This script automates the deployment and un-deployment of a machine learning model on Google Cloud AI Platform (Vertex AI). It takes care of deploying and un-deploying a specified model to a designated endpoint, utilizing Google Cloud services. The script is designed to be used in a Cloud Run job, scheduled using Google Cloud Scheduler.
./MngModelDeploy.sh ACTION ENDPOINT_NAME MODEL_NAME [MACHINE_TYPE] [ACCELERATOR_TYPE]
ACTION
: Specify the action to perform, either "DEPLOY" or "UNDEPLOY".ENDPOINT_NAME
: The name of the AI Platform (Vertex AI) endpoint.MODEL_NAME
: The name of the model to deploy or undeploy.MACHINE_TYPE
(optional): The machine type to use for model deployment. Required only for the "DEPLOY" action.ACCELERATOR_TYPE
(optional): The accelerator type to use for model deployment. Required only for the "DEPLOY" action.
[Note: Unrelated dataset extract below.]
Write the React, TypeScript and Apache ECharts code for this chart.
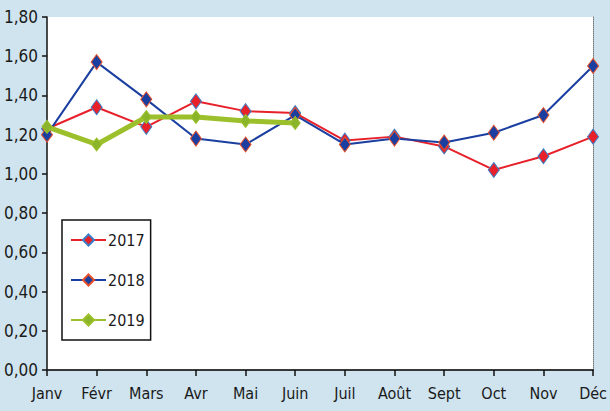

- Google Cloud SDK is required for authentication and interacting with Google Cloud services. Make sure it's installed and configured.
RUN_DEBUG
: Set to "true" to enable debugging options in the script.REGION
: Specify the Google Cloud region. If not set, it defaults to "us-central1".
./MngModelDeploy.sh DEPLOY my_endpoint my_model_name g2-standard-8 nvidia-l4
./MngModelDeploy.sh UNDEPLOY my_endpoint my_model_name
This script is intended to be used as part of a Cloud Run job for automated deployment and un-deployment. The job is scheduled using Google Cloud Scheduler.
gcloud run jobs deploy deploy-model-my_model_name --region=us-central1 --source vertex-ai-mng-deploy \
--task-timeout=1800 --command "./MngModelDeploy.sh" \
--args DEPLOY,my_endpoint,my_model_name,g2-standard-8,nvidia-l4 \
--set-env-vars RUN_DEBUG=true,REGION=us-central1
gcloud run jobs deploy undeploy-model-my_model_name --region=us-central1 --source vertex-ai-mng-deploy \
--task-timeout=180 --command "./MngModelDeploy.sh" \
--args UNDEPLOY,my_endpoint,my_model_name --set-env-vars RUN_DEBUG=true,REGION=us-central1
gcloud scheduler jobs create http scheduler-deploy-model-my_model_name \
--location us-central1 --schedule="0 7 * * *" --time-zone=UTC \
--uri="https://us-central1-run.googleapis.com/apis/run.googleapis.com/v1/namespaces/YOUR_PROJECT_ID/jobs/deploy-model-my_model_name:run" \
--http-method POST \
--oauth-service-account-email YOUR_PROJECT_NUMBER-compute@developer.gserviceaccount.com
gcloud scheduler jobs create http scheduler-undeploy-model-my_model_name \
--location us-central1 --schedule="0 19 * * *" --time-zone=UTC \
--uri="https://us-central1-run.googleapis.com/apis/run.googleapis.com/v1/namespaces/YOUR_PROJECT_ID/jobs/undeploy-model-my_model_name:run" \
--http-method POST \
--oauth-service-account-email YOUR_PROJECT_NUMBER-compute@developer.gserviceaccount.com
The accompanying Dockerfile sets up the necessary environment for running the script in a Docker container. It installs the required tools and sets up the working directory.
docker build -t mng-model-deploy:latest .
docker run -it --rm mng-model-deploy:latest
This script is licensed under the MIT License. Feel free to modify and distribute it according to your needs.